What might seem like a clever device is within conditions for the next round of PSVAR exemptions for coaches that cover in-scope, closed-door home-to-school services from 1 August and last to 2030: any operator granted such special authorisation will be required to include PSVAR readiness within new coaches it places into service from February 2027.
Some niche vehicles are excluded, such as team transporters and ‘band buses’. There may also be room to debate the application of certain other parts of the list of types not captured by the condition.
But its intention is otherwise clear and straightforward: to grow the number of accessible coaches in the market. New coach registrations have been buoyant in recent years; some who follow the figures believe they have been as many as 200 per annum above what was seen pre-2020. Whether that continues remains to be seen.
PSVAR ready configuration is already understood by the coach industry. It does not include a passenger lift or destination displays, but makes their future fitment straightforward by doing structural work at build rather than later.
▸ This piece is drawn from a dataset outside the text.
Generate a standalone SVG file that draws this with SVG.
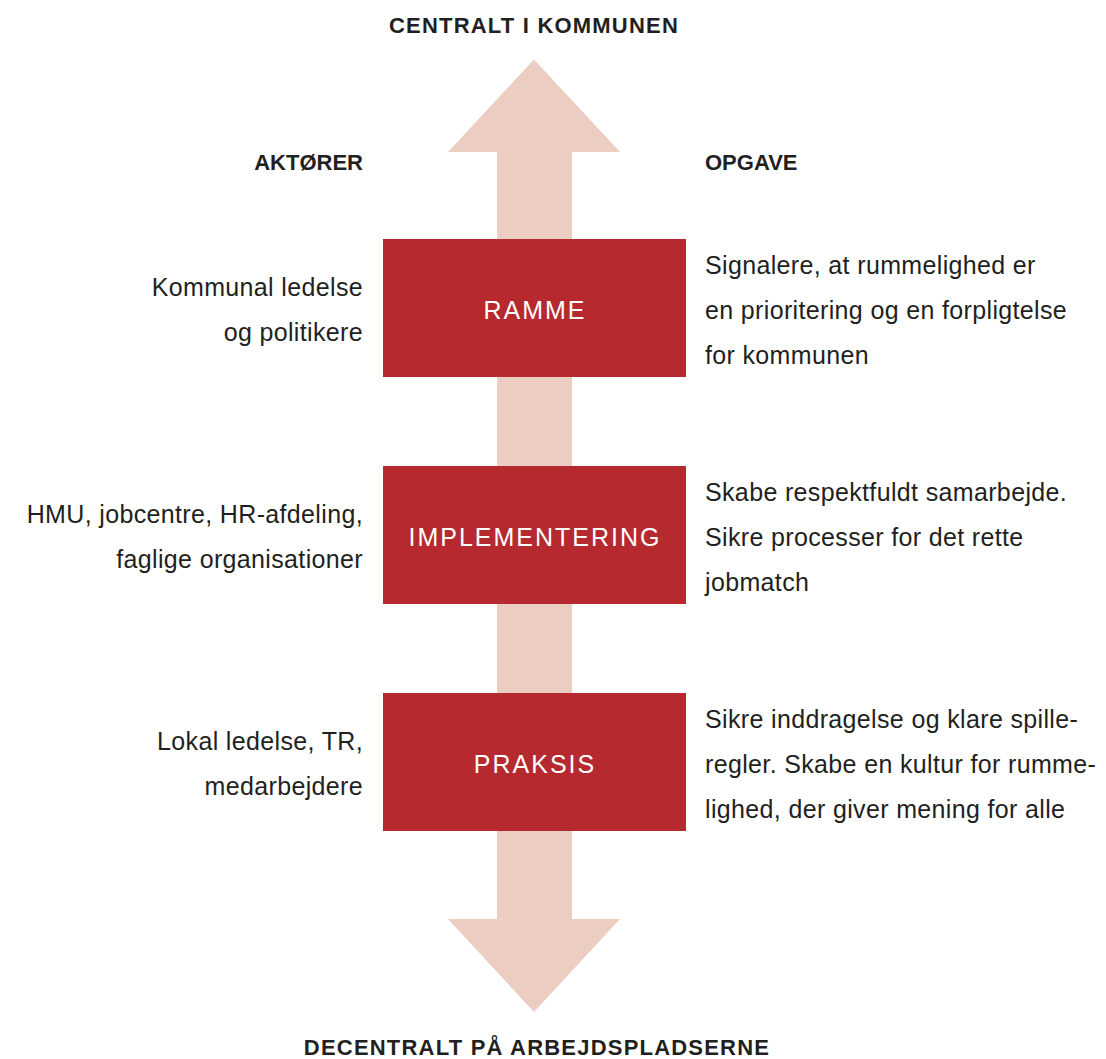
<svg xmlns="http://www.w3.org/2000/svg" width="1106" height="1059" viewBox="0 0 1106 1059">
<style>
.arrow{fill:#EBCDC2}
.box{fill:#B5292F}
.lbl{font-family:"Liberation Sans",Arial,sans-serif;font-size:25px;fill:#ffffff;text-anchor:middle;letter-spacing:2px}
.hd{font-family:"Liberation Sans",Arial,sans-serif;font-size:22px;font-weight:bold;fill:#231F20}
.wide{letter-spacing:1.2px}
.txt{font-family:"Liberation Sans",Arial,sans-serif;font-size:25px;fill:#231F20;letter-spacing:0.35px}
.l{text-anchor:end}
</style>
<rect width="1106" height="1059" fill="#ffffff"/>
<g id="connectors">
<polygon class="arrow" points="534,59.5 620,152 572,152 572,919 620,919 534,1012 448,919 497,919 497,152 448,152"/>
</g>
<g id="headers">
<text class="hd wide" x="534" y="33" text-anchor="middle">CENTRALT I KOMMUNEN</text>
<text class="hd" x="363" y="170" text-anchor="end">AKTØRER</text>
<text class="hd" x="705" y="170">OPGAVE</text>
<text class="hd wide" x="537" y="1055" text-anchor="middle">DECENTRALT PÅ ARBEJDSPLADSERNE</text>
</g>
<g id="ramme">
<rect class="box" x="383" y="239" width="303" height="138"/>
<text class="lbl" x="535" y="319">RAMME</text>
<text class="txt l" x="363" y="296">Kommunal ledelse</text>
<text class="txt l" x="363" y="341">og politikere</text>
<text class="txt" x="705" y="274">Signalere, at rummelighed er</text>
<text class="txt" x="705" y="319">en prioritering og en forpligtelse</text>
<text class="txt" x="705" y="364">for kommunen</text>
</g>
<g id="implementering">
<rect class="box" x="383" y="466" width="303" height="138"/>
<text class="lbl" x="535" y="546">IMPLEMENTERING</text>
<text class="txt l" x="363" y="523">HMU, jobcentre, HR-afdeling,</text>
<text class="txt l" x="363" y="568">faglige organisationer</text>
<text class="txt" x="705" y="501">Skabe respektfuldt samarbejde.</text>
<text class="txt" x="705" y="546">Sikre processer for det rette</text>
<text class="txt" x="705" y="591">jobmatch</text>
</g>
<g id="praksis">
<rect class="box" x="383" y="693" width="303" height="138"/>
<text class="lbl" x="535" y="773">PRAKSIS</text>
<text class="txt l" x="363" y="750">Lokal ledelse, TR,</text>
<text class="txt l" x="363" y="795">medarbejdere</text>
<text class="txt" x="705" y="728">Sikre inddragelse og klare spille-</text>
<text class="txt" x="705" y="773">regler. Skabe en kultur for rumme-</text>
<text class="txt" x="705" y="818">lighed, der giver mening for alle</text>
</g>
</svg>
It is not beyond probability that a coach operator involved in home-to-school already specifies new vehicles as PSVAR ready as a minimum. An end to exemptions for rail replacement furthers that argument. Planned work on behalf of a train operating company does not often occur at the same time as home-to-school, and crossover of vehicle utilisation is clear.
Realistically, requirement by the Department for Transport (DfT) that holders of exemptions to 2030 go with PSVAR ready on all new coaches (barring niche cases) can be little surprise, sitting as it will alongside a continuation of existing baseline compliance levels by those operators as a further condition.
The Department has come around to messaging from much of the coach industry on the absurdity of requiring compliance on all in-scope closed-door home-to-school services regardless of the needs of the known passenger manifest.
Wording around the latest exemptions gives a strong suggestion (but no confirmation) of that position having been abandoned, although – as has been said many times – that will be no consolation to those operators that have invested to reach full compliance.
But a softening of the government line on PSVAR (for now) was always going to involve compromise on all sides. Some sources had speculated that the requirement on new coaches would have gone straight to full compliance. Demand for PSVAR ready may itself thus be a compromise of a compromise.
Made clear in a regulatory impact assessment on the latest policy is that this is not an end to the matter. The four years from August will be used to develop “a longer-term, fit for purpose regulatory approach for accessible coach provision for closed-door services.”
Note no mention of home-to-school in that. The document muses how such a position post-2030 could include additional use cases (albeit unnamed for now), or a new vehicle compliance requirement.
The run-up to the latest exemptions expiring in four years’ time will no doubt be as filled with opinion, pitch and swerve as the approach to the end of the current round. But come 2030, the consequences may well extend far beyond closed-door home-to-school.